Did your spine tingle a little, and the hairs stand up on the back of your neck, when you heard this morning’s second reading? I hope so. For listening to that passage of Scripture puts us very close to the experience of early Christians gathered to celebrate the resurrection of the Lord. Much of the first Epistle of St Peter is composed of material that is drawn from homilies or addresses delivered to the newly baptised: and it was at Easter that our fathers in the faith celebrated the rites of Christian initiation, the holy mysteries of baptism, anointing, and the first reception of the Sacraments. Easter is the Lord’s Passover: Jesus Christ, the incarnate Word of God, passes through death to life eternal; and by virtue of our baptism, we are given a share in what Jesus has done. No wonder that Eastertide is the proper season for making new Christians, and no wonder that the liturgies of this great fifty days are so redolent with baptismal imagery, with the language of new birth and new life.
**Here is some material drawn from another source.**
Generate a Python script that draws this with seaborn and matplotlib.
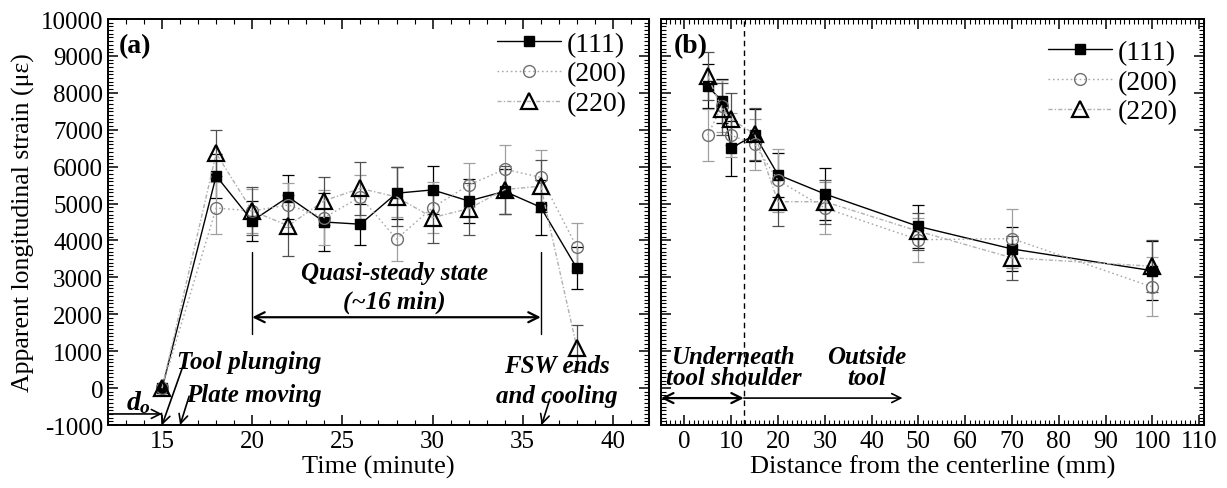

Our Western emphasis on the Cross – and on the season of Lent – can blind us to the centrality of Eastertide in the Christian life. It is a fifty day festival, in which – according to Orthodox canons – both fasting, and kneeling in church, are forbidden.
How, then, does the author of 1 Peter address these newly baptised Christians; and how, likewise, do we find ourselves named and described? They – and we – are a holy priesthood, a royal priesthood: as well as a chosen race, a holy nation, a people for God’s own possession. But stay for a moment with the holy or royal priesthood. Those who have been baptised, those who have passed over with Christ from death to life are, collectively, called priests; and the Greek word is the same as that used to denote both the levitical priesthood of the Old Covenant, and the High Priesthood of Christ: hiereus. The other word in the New Testament which comes to be translated as ‘priest’ is, of course, presbyter: and here we get into a great muddle. When Protestants speak, polemically, about the priesthood of all believers, what they really mean is the presbyterate of all believers: in other words, they want to argue that the Christian dispensation admits of no distinctive ministries – and certainly not a ministerial priesthood – and that the Christian community must not be hierarchically ordered. But what the New Testament says, as we find in 1 Peter and also in the Revelation of St John the Divine, is that the whole people of God together is priestly: that is, it is called to offer sacrifice – as the levitical priesthood did of old – save that in our case, it is to be the sacrifice of praise and thanksgiving, the unbloody sacrifice, which finds its perfection in this liturgical rite in which together we are engaged: the Eucharistic sacrifice, the Holy Sacrifice of the Mass. This is why (even if we haven’t yet woken up to the new term), hearing the first letter of Peter read liturgically must be a little bit thrilling. If we are a royal priesthood, then here is our royal charter, here is our mandate to be a liturgical people, a worshipping people, a people distinguished by our participation in the sacrifices of the new covenant. Ye choirs of new Jerusalem, we sang just now in the words of the eleventh century Chartreuse schoolmaster and bishop, and that’s us, too: we – all of us, not just that lot at the back – we are the choirs of the new Jerusalem, the heavenly places, to which (as the Collect for Ascension Day will teach us) we have already followed Our Lord in heart and mind, and where hereafter we shall dwell everlastingly.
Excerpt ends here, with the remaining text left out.